From a genre emulation standpoint,
Wheel of Time appears to have something like this: Rand uses a sword technique that leaves him defenseless against a serious attack but allows him to be certain to succeed against his opponent. While it is a book and still has 'plot immunity' (we know Rand
didn't die) and we can't derive a specific game mechanic, we could potentially say that creating scenes of that type are something we want to encourage in game and we can start considering options to create it.
Immunity to Death is a valuable ability that may be prized by a large number of people, but alternatively, it may feel like 'training wheels'. Does it make sense for characters to risk jumping over a pit of bubbling lava?
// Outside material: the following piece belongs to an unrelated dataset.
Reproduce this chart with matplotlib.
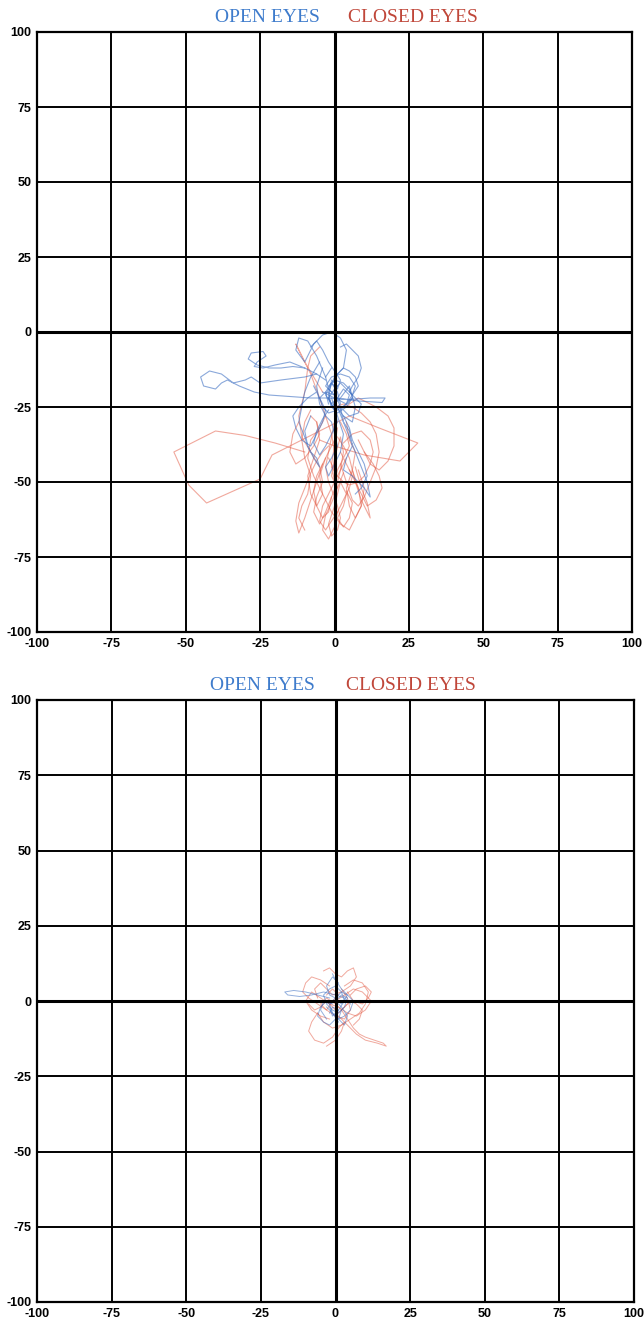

If a character knows they CANNOT DIE, they may feel justified in taking a risk with a low-probability of success. They may literally jump from flying airplanes and crash into the ground face-first to save casting a minor spell. That's not behavior that most games want to encourage. Explaining away 'certain death' may cause issues with maintaining verisimilitude, which is critically important for the success of a long-running game. Adding it to the game should not be taken lightly, and the implications should be addressed.
But if you do add it into the game, offering players an incentive to 'turn it off' is the only way that it will be turned off. If your goal is to create situations where players consider 'turning off' the ability in order to increase their likelihood of achieving success,
and they do, you've succeeded. At the end of the day, that's what design is about. If you want to encourage something
and it doesn't happen, you've failed. Now, specific implementations run risks of failing for one reason or another. Lowering your immunity and then immediately raising it again before anyone can take advantage would be one possible failure - clearly if you're going to lower it, it would have to be for a period long enough to make it meaningful. Similarly, the 'benefit' would have to be tailored; a single +1 to an attack (or even a single +20) is unlikely to meaningfully change the nature of an encounter - using this ability has to be
meaningful because of the narrative stakes it represents.
Phonelobster & Kaelik seem to believe
it can't work. I believe it can. Based on PL's original objection, it seems that lowering your flag should provide a powerful short-turn benefit (one scene) but raising your flag should require a significant investment (like a long rest). This would prevent one player from always running their character with the flag-down (and thus always gaining the benefit). Such an interpretation is not contrary to Tussock's original suggestion (which was a 'here's an idea with no specific implementation') - it's just refining and clarifying how it could/would work in practice.
I still fail to see how giving everyone a power that they can choose to use if/when they sit fit is automatically a problem when some people will use it effectively and some people won't. Games give people choices; designers should build character choices to ensure that characters have similar power options - but they can't also MAKE characters use the powers. Some wizards don't ever cast spells. That's stupid and lame, but if Gandalf is having fun waving around Glamdring, it's okay that the designer didn't think about 'how to make wizards EVEN MORE POWERFUL in the event that they CHOOSE not to cast their spells'.
When everyone has the same power, and some people choose to use it and some don't,
that's balanced. They all have the same freakin' power! That's so much easier than giving people DIFFERENT powers that are GENERALLY equally effective, but NEVER EXACTLY as effective.